### Written problem
Only the lines from the start of the data to the line containing "plt.rcParams['hatch.linewidth'] = 1.0", both included, should be output, exactly and without pictures.

### Input records
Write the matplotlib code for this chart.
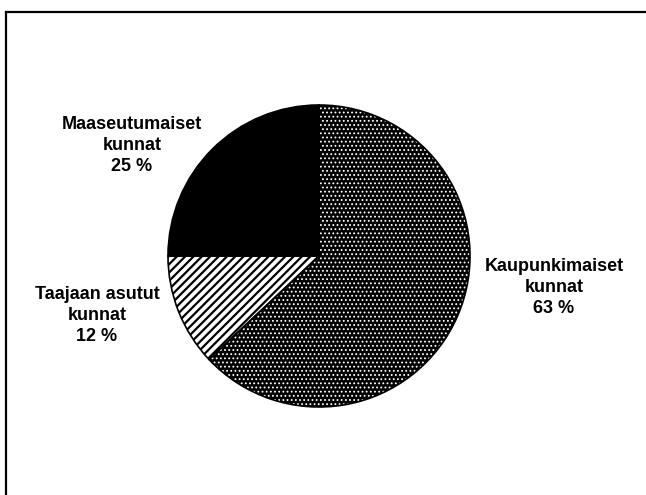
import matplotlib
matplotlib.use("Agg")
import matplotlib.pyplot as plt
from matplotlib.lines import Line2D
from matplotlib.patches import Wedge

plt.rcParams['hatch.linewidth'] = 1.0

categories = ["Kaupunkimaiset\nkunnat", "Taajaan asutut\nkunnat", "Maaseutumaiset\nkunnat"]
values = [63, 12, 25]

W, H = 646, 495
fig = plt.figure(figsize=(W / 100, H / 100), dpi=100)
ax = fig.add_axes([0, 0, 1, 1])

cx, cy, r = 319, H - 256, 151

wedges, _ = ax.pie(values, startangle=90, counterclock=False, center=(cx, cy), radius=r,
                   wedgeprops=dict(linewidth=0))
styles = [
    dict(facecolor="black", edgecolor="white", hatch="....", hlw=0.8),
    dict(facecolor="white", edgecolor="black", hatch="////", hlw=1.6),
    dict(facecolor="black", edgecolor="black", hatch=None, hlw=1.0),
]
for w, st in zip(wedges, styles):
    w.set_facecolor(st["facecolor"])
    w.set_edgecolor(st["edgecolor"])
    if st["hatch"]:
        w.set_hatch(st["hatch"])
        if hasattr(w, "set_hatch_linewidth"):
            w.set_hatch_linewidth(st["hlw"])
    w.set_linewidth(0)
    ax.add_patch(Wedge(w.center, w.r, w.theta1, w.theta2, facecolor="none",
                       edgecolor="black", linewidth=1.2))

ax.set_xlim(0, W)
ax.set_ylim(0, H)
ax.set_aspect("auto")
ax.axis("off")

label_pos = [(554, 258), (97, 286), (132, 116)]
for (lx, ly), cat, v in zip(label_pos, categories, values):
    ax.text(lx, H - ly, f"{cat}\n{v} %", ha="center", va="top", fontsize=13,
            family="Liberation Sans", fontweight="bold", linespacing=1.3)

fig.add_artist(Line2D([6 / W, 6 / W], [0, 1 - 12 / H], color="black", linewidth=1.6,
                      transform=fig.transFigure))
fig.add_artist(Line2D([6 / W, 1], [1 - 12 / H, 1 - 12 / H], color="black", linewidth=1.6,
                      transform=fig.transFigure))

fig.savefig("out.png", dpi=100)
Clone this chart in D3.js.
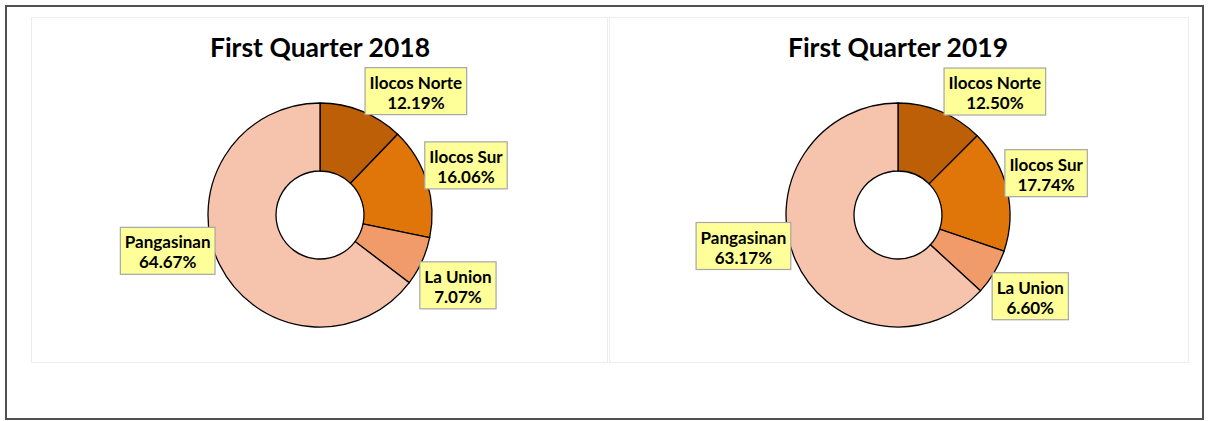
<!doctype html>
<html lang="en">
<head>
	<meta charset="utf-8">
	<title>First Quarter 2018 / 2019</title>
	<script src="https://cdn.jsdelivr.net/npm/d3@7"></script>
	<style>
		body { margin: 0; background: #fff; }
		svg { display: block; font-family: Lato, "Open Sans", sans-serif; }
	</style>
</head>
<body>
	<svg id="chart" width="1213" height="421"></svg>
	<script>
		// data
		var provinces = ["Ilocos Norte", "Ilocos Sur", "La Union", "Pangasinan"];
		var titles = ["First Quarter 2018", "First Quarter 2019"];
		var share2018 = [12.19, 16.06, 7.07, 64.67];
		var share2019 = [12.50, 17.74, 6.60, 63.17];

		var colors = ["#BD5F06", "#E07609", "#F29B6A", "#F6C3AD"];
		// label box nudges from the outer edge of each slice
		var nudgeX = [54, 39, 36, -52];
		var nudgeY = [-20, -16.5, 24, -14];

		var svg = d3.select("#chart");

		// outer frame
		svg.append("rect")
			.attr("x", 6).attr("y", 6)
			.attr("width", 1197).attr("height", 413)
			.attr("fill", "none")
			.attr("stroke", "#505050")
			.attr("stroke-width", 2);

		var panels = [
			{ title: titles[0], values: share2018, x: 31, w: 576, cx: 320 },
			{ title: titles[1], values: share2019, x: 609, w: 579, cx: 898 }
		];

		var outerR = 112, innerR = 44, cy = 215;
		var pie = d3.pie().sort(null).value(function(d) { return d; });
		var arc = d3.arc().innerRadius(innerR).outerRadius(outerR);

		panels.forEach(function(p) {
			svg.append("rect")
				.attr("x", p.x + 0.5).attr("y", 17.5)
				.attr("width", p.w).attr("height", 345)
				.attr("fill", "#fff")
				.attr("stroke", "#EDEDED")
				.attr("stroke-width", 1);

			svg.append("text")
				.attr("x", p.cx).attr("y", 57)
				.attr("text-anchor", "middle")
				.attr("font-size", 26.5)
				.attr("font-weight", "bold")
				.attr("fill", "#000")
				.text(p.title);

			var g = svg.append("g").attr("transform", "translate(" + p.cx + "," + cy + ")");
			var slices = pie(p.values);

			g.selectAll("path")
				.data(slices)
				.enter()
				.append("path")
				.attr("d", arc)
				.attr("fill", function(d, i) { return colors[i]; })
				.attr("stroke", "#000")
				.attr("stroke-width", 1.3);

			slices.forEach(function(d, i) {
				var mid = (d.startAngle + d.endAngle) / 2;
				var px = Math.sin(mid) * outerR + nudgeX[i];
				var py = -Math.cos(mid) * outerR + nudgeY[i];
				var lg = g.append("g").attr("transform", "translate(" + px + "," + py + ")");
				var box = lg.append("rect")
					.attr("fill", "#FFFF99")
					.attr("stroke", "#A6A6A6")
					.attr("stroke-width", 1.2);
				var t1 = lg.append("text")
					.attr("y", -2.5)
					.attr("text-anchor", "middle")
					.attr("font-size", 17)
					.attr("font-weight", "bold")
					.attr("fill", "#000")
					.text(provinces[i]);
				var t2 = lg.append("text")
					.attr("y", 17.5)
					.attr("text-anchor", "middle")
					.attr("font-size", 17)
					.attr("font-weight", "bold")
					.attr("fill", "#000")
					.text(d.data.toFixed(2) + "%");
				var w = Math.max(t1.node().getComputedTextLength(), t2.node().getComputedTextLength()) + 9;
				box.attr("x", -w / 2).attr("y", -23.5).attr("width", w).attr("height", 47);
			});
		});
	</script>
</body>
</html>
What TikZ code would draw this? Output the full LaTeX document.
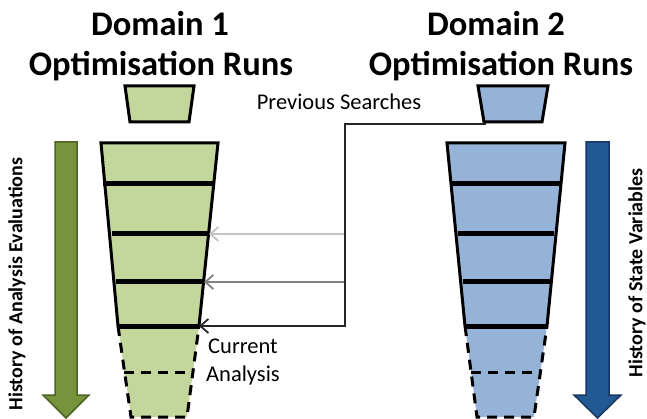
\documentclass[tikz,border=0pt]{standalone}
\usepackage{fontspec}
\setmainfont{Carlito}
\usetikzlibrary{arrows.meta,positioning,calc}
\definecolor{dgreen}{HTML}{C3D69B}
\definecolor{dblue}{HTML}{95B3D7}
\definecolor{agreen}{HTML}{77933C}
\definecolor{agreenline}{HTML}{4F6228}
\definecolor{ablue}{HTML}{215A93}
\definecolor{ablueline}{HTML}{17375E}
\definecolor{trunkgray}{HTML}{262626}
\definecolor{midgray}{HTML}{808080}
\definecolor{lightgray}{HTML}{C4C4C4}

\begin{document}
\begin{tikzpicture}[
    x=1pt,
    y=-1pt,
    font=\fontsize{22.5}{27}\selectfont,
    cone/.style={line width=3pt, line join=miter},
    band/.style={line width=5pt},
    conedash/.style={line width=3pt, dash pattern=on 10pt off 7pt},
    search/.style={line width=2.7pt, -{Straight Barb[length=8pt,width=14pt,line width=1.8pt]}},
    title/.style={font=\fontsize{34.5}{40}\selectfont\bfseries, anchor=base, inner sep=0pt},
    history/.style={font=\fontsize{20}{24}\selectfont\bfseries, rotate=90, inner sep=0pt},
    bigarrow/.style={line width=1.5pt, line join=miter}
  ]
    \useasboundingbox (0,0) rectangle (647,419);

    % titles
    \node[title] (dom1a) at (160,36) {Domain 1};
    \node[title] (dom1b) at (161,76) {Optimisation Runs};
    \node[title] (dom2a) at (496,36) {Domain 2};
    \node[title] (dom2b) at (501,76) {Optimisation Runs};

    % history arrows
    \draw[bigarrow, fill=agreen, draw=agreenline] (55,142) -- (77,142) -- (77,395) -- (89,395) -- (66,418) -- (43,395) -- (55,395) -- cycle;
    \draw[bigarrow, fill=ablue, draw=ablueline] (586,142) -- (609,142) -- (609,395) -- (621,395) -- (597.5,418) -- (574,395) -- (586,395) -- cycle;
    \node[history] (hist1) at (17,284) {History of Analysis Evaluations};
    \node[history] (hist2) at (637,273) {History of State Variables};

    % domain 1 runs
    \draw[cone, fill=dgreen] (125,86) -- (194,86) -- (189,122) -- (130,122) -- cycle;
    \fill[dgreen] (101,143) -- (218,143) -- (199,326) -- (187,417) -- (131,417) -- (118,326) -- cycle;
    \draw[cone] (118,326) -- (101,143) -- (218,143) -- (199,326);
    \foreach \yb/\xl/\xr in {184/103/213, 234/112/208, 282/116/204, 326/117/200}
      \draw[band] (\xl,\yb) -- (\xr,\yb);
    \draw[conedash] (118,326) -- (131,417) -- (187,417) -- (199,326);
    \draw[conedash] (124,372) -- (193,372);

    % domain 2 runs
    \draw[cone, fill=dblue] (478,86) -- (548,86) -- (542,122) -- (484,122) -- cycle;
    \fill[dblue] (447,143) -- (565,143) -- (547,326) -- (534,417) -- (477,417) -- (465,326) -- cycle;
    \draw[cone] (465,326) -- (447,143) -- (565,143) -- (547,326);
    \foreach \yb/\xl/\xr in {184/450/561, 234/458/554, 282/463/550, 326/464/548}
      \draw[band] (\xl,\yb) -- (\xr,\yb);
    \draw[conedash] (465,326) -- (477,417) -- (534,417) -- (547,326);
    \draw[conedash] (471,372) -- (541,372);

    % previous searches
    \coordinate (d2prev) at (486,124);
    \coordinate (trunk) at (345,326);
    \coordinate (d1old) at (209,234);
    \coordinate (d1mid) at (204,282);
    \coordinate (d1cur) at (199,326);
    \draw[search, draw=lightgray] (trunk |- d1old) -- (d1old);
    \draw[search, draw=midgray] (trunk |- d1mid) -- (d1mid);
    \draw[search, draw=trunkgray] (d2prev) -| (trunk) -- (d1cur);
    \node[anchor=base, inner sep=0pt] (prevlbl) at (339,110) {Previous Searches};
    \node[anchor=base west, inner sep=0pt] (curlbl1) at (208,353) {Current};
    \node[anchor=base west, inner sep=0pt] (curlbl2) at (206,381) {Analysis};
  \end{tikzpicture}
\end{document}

### Task answer
Write the matplotlib code for this chart.
import matplotlib
matplotlib.use("Agg")
import matplotlib.pyplot as plt
from matplotlib.lines import Line2D
from matplotlib.patches import Wedge

plt.rcParams['hatch.linewidth'] = 1.0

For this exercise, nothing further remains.